EXERCISE PROMPT
Reproduce every line of the listing as written, apart from the pictures.
▬▬▬▬▬▬▬▬▬▬
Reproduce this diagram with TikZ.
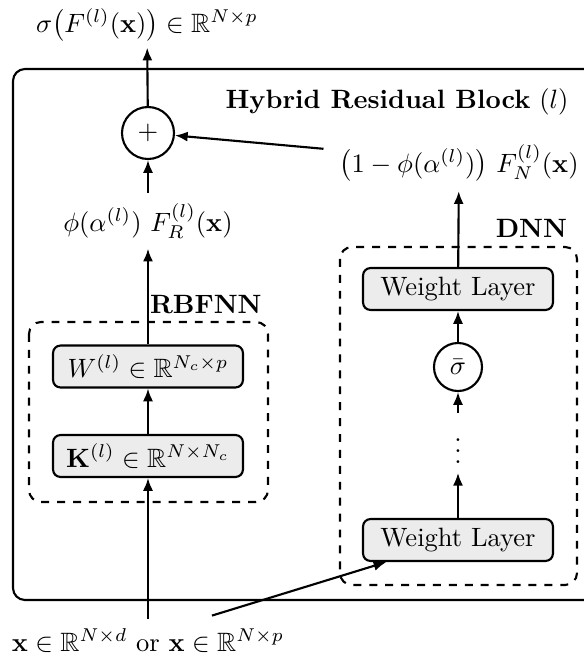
\documentclass[tikz,border=0pt]{standalone}
\usepackage{amsmath,amssymb}
\usetikzlibrary{arrows.meta,calc}
\begin{document}
\begin{tikzpicture}[x=0.377pt,y=-0.377pt,
  line width=0.8pt,
  arr/.style={-{Latex[length=4.8pt,width=3.8pt]}, line width=0.8pt},
  layer/.style={draw, rounded corners=2.8pt, fill=gray!15, minimum width=71.6pt, minimum height=15.8pt, inner sep=2pt},
  opnode/.style={draw, circle, inner sep=0pt},
  grp/.style={draw, dashed, rounded corners=4.5pt}]
\useasboundingbox (0,0) rectangle (584,665);
\clip (0,0) rectangle (584,665);
% outer block and groups
\draw[rounded corners=4.5pt] (13,69) rectangle (620,600);
\draw[grp] (29,322) rectangle (268,502);
\draw[grp] (340,247) rectangle (577,585);
% labels
\node[anchor=base, inner sep=2pt] (outlab) at (147,32) {$\sigma\big(F^{(l)}(\mathbf{x})\big) \in \mathbb{R}^{N\times p}$};
\node[anchor=base] (title) at (397,108) {\textbf{Hybrid Residual Block} $(l)$};
\node[anchor=base] (rlab) at (148,231) {$\phi(\alpha^{(l)})\ F_R^{(l)}(\mathbf{x})$};
\node[anchor=base] (nlab) at (459,172) {$\big(1-\phi(\alpha^{(l)})\big)\ F_N^{(l)}(\mathbf{x})$};
\node[anchor=base west, inner sep=0pt, font=\bfseries] (rbf) at (149,313) {RBFNN};
\node[anchor=base east, inner sep=0pt, font=\bfseries] (dnn) at (568,237) {DNN};
\node[anchor=base] (inlab) at (148,651) {$\mathbf{x}\in\mathbb{R}^{N\times d}$ or $\mathbf{x}\in\mathbb{R}^{N\times p}$};
% operators
\node[opnode, minimum size=19.6pt] (plus) at (148,133) {$+$};
\node[opnode, minimum size=18.1pt] (sig) at (458,367) {$\bar\sigma$};
% layers
\node[layer] (W) at (148,366.5) {$W^{(l)} \in \mathbb{R}^{N_c\times p}$};
\node[layer] (K) at (148,456) {$\mathbf{K}^{(l)} \in \mathbb{R}^{N\times N_c}$};
\node[layer] (WL2) at (458,289) {Weight Layer};
\node[layer] (WL1) at (458,540) {Weight Layer};
\node[anchor=base] (dots) at (458,463) {$\vdots$};
% connectors
\coordinate (inB) at ($(inlab.north)+(64,-3)$);
\coordinate (nA) at ($(nlab.west)+(-6,-14)$);
\draw[arr] (plus) -- (outlab);
\draw[arr] (rlab) -- (plus);
\draw[arr] (W) -- (rlab);
\draw[arr] (K) -- (W);
\draw[arr] (inlab.north) -- (K);
\draw[arr] (inB) -- (WL1);
\draw[arr] (WL1) -- (dots);
\draw[arr] (dots) -- (sig);
\draw[arr] (sig) -- (WL2);
\draw[arr] (WL2) -- (nlab);
\draw[arr] (nA) -- (plus);
\end{tikzpicture}
\end{document}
▬▬▬▬▬▬▬▬▬▬
TASK SOLUTION
Reproduce this diagram with TikZ.
\documentclass[tikz,border=0pt]{standalone}
\usepackage{amsmath,amssymb}
\usetikzlibrary{arrows.meta,calc}
\begin{document}
\begin{tikzpicture}[x=0.377pt,y=-0.377pt,
  line width=0.8pt,
  arr/.style={-{Latex[length=4.8pt,width=3.8pt]}, line width=0.8pt},
  layer/.style={draw, rounded corners=2.8pt, fill=gray!15, minimum width=71.6pt, minimum height=15.8pt, inner sep=2pt},
  opnode/.style={draw, circle, inner sep=0pt},
  grp/.style={draw, dashed, rounded corners=4.5pt}]
\useasboundingbox (0,0) rectangle (584,665);
\clip (0,0) rectangle (584,665);
% outer block and groups
\draw[rounded corners=4.5pt] (13,69) rectangle (620,600);
\draw[grp] (29,322) rectangle (268,502);
\draw[grp] (340,247) rectangle (577,585);
% labels
\node[anchor=base, inner sep=2pt] (outlab) at (147,32) {$\sigma\big(F^{(l)}(\mathbf{x})\big) \in \mathbb{R}^{N\times p}$};
\node[anchor=base] (title) at (397,108) {\textbf{Hybrid Residual Block} $(l)$};
\node[anchor=base] (rlab) at (148,231) {$\phi(\alpha^{(l)})\ F_R^{(l)}(\mathbf{x})$};
\node[anchor=base] (nlab) at (459,172) {$\big(1-\phi(\alpha^{(l)})\big)\ F_N^{(l)}(\mathbf{x})$};
\node[anchor=base west, inner sep=0pt, font=\bfseries] (rbf) at (149,313) {RBFNN};
\node[anchor=base east, inner sep=0pt, font=\bfseries] (dnn) at (568,237) {DNN};
\node[anchor=base] (inlab) at (148,651) {$\mathbf{x}\in\mathbb{R}^{N\times d}$ or $\mathbf{x}\in\mathbb{R}^{N\times p}$};
% operators
\node[opnode, minimum size=19.6pt] (plus) at (148,133) {$+$};
\node[opnode, minimum size=18.1pt] (sig) at (458,367) {$\bar\sigma$};
% layers
\node[layer] (W) at (148,366.5) {$W^{(l)} \in \mathbb{R}^{N_c\times p}$};
\node[layer] (K) at (148,456) {$\mathbf{K}^{(l)} \in \mathbb{R}^{N\times N_c}$};
\node[layer] (WL2) at (458,289) {Weight Layer};
\node[layer] (WL1) at (458,540) {Weight Layer};
\node[anchor=base] (dots) at (458,463) {$\vdots$};
% connectors
\coordinate (inB) at ($(inlab.north)+(64,-3)$);
\coordinate (nA) at ($(nlab.west)+(-6,-14)$);
\draw[arr] (plus) -- (outlab);
\draw[arr] (rlab) -- (plus);
\draw[arr] (W) -- (rlab);
\draw[arr] (K) -- (W);
\draw[arr] (inlab.north) -- (K);
\draw[arr] (inB) -- (WL1);
\draw[arr] (WL1) -- (dots);
\draw[arr] (dots) -- (sig);
\draw[arr] (sig) -- (WL2);
\draw[arr] (WL2) -- (nlab);
\draw[arr] (nA) -- (plus);
\end{tikzpicture}
\end{document}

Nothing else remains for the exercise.